STATED TASK: Repeat every line of the listing below exactly, minus the pictures.

STORED DATA:
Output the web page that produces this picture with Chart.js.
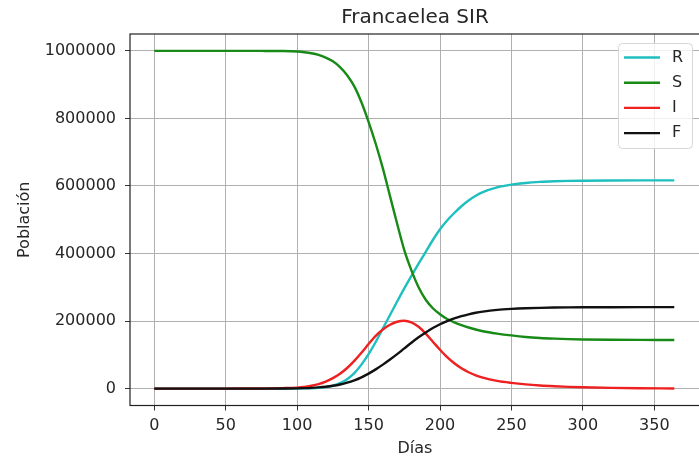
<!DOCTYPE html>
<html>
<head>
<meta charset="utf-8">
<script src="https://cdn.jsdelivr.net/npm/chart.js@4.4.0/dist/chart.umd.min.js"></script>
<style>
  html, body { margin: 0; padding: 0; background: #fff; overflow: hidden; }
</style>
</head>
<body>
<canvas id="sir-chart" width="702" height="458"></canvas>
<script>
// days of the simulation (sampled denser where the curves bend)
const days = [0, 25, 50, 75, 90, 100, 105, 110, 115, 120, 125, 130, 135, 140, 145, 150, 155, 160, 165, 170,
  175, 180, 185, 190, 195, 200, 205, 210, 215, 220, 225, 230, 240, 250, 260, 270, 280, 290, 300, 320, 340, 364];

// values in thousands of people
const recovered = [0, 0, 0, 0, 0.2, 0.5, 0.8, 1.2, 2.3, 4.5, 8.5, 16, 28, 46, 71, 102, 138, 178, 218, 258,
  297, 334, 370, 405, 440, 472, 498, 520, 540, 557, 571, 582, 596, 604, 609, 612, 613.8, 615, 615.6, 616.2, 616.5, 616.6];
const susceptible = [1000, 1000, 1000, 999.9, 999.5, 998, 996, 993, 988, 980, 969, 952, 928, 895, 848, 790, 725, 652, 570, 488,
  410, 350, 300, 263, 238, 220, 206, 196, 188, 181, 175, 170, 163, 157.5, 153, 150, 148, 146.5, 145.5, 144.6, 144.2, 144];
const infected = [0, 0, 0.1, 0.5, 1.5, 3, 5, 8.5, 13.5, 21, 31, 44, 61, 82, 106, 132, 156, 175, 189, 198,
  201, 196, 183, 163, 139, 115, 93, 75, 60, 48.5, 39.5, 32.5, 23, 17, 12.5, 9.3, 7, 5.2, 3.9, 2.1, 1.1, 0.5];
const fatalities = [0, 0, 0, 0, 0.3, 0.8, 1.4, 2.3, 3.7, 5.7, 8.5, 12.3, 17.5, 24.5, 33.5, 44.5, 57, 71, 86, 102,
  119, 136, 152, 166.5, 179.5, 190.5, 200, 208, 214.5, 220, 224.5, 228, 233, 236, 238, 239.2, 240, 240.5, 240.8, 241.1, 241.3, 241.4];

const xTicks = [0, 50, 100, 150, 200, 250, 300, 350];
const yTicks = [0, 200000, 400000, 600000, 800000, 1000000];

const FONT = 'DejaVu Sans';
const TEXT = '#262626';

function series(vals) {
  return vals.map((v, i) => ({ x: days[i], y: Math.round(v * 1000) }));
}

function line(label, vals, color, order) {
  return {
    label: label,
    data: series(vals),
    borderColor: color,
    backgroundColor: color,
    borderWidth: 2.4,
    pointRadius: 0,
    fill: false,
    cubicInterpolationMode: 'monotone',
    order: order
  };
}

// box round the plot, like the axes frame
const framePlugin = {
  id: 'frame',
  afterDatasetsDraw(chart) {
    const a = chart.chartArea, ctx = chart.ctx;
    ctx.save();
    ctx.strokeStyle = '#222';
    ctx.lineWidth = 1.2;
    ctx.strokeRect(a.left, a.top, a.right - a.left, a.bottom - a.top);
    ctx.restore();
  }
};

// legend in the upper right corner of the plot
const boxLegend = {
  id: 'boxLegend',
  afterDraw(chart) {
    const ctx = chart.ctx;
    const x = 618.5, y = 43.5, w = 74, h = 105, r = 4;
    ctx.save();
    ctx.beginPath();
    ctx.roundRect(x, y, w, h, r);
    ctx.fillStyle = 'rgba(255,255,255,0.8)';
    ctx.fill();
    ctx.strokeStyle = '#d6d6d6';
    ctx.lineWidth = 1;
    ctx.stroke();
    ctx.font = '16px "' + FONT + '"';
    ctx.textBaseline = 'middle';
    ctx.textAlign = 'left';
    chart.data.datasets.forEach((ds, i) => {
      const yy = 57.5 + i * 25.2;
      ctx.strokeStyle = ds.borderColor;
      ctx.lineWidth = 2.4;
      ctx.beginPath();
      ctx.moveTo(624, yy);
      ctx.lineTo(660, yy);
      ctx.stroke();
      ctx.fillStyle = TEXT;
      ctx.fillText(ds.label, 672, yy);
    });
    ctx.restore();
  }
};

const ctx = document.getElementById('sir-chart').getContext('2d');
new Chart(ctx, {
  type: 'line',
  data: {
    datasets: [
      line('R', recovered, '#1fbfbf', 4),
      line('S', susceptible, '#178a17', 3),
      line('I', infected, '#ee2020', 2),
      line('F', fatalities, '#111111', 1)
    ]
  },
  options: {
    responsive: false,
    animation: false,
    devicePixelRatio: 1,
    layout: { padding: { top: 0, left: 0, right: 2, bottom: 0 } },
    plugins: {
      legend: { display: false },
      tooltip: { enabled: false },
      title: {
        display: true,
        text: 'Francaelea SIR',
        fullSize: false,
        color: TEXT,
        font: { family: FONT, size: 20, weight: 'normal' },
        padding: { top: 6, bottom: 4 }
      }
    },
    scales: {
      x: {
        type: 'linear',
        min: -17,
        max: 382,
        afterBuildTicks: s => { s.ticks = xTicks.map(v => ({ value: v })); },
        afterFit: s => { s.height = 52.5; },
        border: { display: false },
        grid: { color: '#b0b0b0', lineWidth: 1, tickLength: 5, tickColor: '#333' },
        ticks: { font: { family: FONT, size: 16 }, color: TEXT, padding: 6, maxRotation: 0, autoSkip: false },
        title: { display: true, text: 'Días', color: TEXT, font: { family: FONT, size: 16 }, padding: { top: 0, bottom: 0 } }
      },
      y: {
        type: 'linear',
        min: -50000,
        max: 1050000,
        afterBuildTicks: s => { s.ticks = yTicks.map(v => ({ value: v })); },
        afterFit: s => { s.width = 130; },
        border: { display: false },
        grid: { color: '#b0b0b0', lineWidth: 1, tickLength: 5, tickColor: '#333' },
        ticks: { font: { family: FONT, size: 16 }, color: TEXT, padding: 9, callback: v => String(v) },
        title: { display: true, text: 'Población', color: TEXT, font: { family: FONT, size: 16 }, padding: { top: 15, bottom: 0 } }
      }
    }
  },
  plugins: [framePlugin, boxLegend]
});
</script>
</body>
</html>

THE ANSWER:
Output the web page that produces this picture with Chart.js.
<!DOCTYPE html>
<html>
<head>
<meta charset="utf-8">
<script src="https://cdn.jsdelivr.net/npm/chart.js@4.4.0/dist/chart.umd.min.js"></script>
<style>
  html, body { margin: 0; padding: 0; background: #fff; overflow: hidden; }
</style>
</head>
<body>
<canvas id="sir-chart" width="702" height="458"></canvas>
<script>
// days of the simulation (sampled denser where the curves bend)
const days = [0, 25, 50, 75, 90, 100, 105, 110, 115, 120, 125, 130, 135, 140, 145, 150, 155, 160, 165, 170,
  175, 180, 185, 190, 195, 200, 205, 210, 215, 220, 225, 230, 240, 250, 260, 270, 280, 290, 300, 320, 340, 364];

// values in thousands of people
const recovered = [0, 0, 0, 0, 0.2, 0.5, 0.8, 1.2, 2.3, 4.5, 8.5, 16, 28, 46, 71, 102, 138, 178, 218, 258,
  297, 334, 370, 405, 440, 472, 498, 520, 540, 557, 571, 582, 596, 604, 609, 612, 613.8, 615, 615.6, 616.2, 616.5, 616.6];
const susceptible = [1000, 1000, 1000, 999.9, 999.5, 998, 996, 993, 988, 980, 969, 952, 928, 895, 848, 790, 725, 652, 570, 488,
  410, 350, 300, 263, 238, 220, 206, 196, 188, 181, 175, 170, 163, 157.5, 153, 150, 148, 146.5, 145.5, 144.6, 144.2, 144];
const infected = [0, 0, 0.1, 0.5, 1.5, 3, 5, 8.5, 13.5, 21, 31, 44, 61, 82, 106, 132, 156, 175, 189, 198,
  201, 196, 183, 163, 139, 115, 93, 75, 60, 48.5, 39.5, 32.5, 23, 17, 12.5, 9.3, 7, 5.2, 3.9, 2.1, 1.1, 0.5];
const fatalities = [0, 0, 0, 0, 0.3, 0.8, 1.4, 2.3, 3.7, 5.7, 8.5, 12.3, 17.5, 24.5, 33.5, 44.5, 57, 71, 86, 102,
  119, 136, 152, 166.5, 179.5, 190.5, 200, 208, 214.5, 220, 224.5, 228, 233, 236, 238, 239.2, 240, 240.5, 240.8, 241.1, 241.3, 241.4];

const xTicks = [0, 50, 100, 150, 200, 250, 300, 350];
const yTicks = [0, 200000, 400000, 600000, 800000, 1000000];

const FONT = 'DejaVu Sans';
const TEXT = '#262626';

function series(vals) {
  return vals.map((v, i) => ({ x: days[i], y: Math.round(v * 1000) }));
}

function line(label, vals, color, order) {
  return {
    label: label,
    data: series(vals),
    borderColor: color,
    backgroundColor: color,
    borderWidth: 2.4,
    pointRadius: 0,
    fill: false,
    cubicInterpolationMode: 'monotone',
    order: order
  };
}

// box round the plot, like the axes frame
const framePlugin = {
  id: 'frame',
  afterDatasetsDraw(chart) {
    const a = chart.chartArea, ctx = chart.ctx;
    ctx.save();
    ctx.strokeStyle = '#222';
    ctx.lineWidth = 1.2;
    ctx.strokeRect(a.left, a.top, a.right - a.left, a.bottom - a.top);
    ctx.restore();
  }
};

// legend in the upper right corner of the plot
const boxLegend = {
  id: 'boxLegend',
  afterDraw(chart) {
    const ctx = chart.ctx;
    const x = 618.5, y = 43.5, w = 74, h = 105, r = 4;
    ctx.save();
    ctx.beginPath();
    ctx.roundRect(x, y, w, h, r);
    ctx.fillStyle = 'rgba(255,255,255,0.8)';
    ctx.fill();
    ctx.strokeStyle = '#d6d6d6';
    ctx.lineWidth = 1;
    ctx.stroke();
    ctx.font = '16px "' + FONT + '"';
    ctx.textBaseline = 'middle';
    ctx.textAlign = 'left';
    chart.data.datasets.forEach((ds, i) => {
      const yy = 57.5 + i * 25.2;
      ctx.strokeStyle = ds.borderColor;
      ctx.lineWidth = 2.4;
      ctx.beginPath();
      ctx.moveTo(624, yy);
      ctx.lineTo(660, yy);
      ctx.stroke();
      ctx.fillStyle = TEXT;
      ctx.fillText(ds.label, 672, yy);
    });
    ctx.restore();
  }
};

const ctx = document.getElementById('sir-chart').getContext('2d');
new Chart(ctx, {
  type: 'line',
  data: {
    datasets: [
      line('R', recovered, '#1fbfbf', 4),
      line('S', susceptible, '#178a17', 3),
      line('I', infected, '#ee2020', 2),
      line('F', fatalities, '#111111', 1)
    ]
  },
  options: {
    responsive: false,
    animation: false,
    devicePixelRatio: 1,
    layout: { padding: { top: 0, left: 0, right: 2, bottom: 0 } },
    plugins: {
      legend: { display: false },
      tooltip: { enabled: false },
      title: {
        display: true,
        text: 'Francaelea SIR',
        fullSize: false,
        color: TEXT,
        font: { family: FONT, size: 20, weight: 'normal' },
        padding: { top: 6, bottom: 4 }
      }
    },
    scales: {
      x: {
        type: 'linear',
        min: -17,
        max: 382,
        afterBuildTicks: s => { s.ticks = xTicks.map(v => ({ value: v })); },
        afterFit: s => { s.height = 52.5; },
        border: { display: false },
        grid: { color: '#b0b0b0', lineWidth: 1, tickLength: 5, tickColor: '#333' },
        ticks: { font: { family: FONT, size: 16 }, color: TEXT, padding: 6, maxRotation: 0, autoSkip: false },
        title: { display: true, text: 'Días', color: TEXT, font: { family: FONT, size: 16 }, padding: { top: 0, bottom: 0 } }
      },
      y: {
        type: 'linear',
        min: -50000,
        max: 1050000,
        afterBuildTicks: s => { s.ticks = yTicks.map(v => ({ value: v })); },
        afterFit: s => { s.width = 130; },
        border: { display: false },
        grid: { color: '#b0b0b0', lineWidth: 1, tickLength: 5, tickColor: '#333' },
        ticks: { font: { family: FONT, size: 16 }, color: TEXT, padding: 9, callback: v => String(v) },
        title: { display: true, text: 'Población', color: TEXT, font: { family: FONT, size: 16 }, padding: { top: 15, bottom: 0 } }
      }
    }
  },
  plugins: [framePlugin, boxLegend]
});
</script>
</body>
</html>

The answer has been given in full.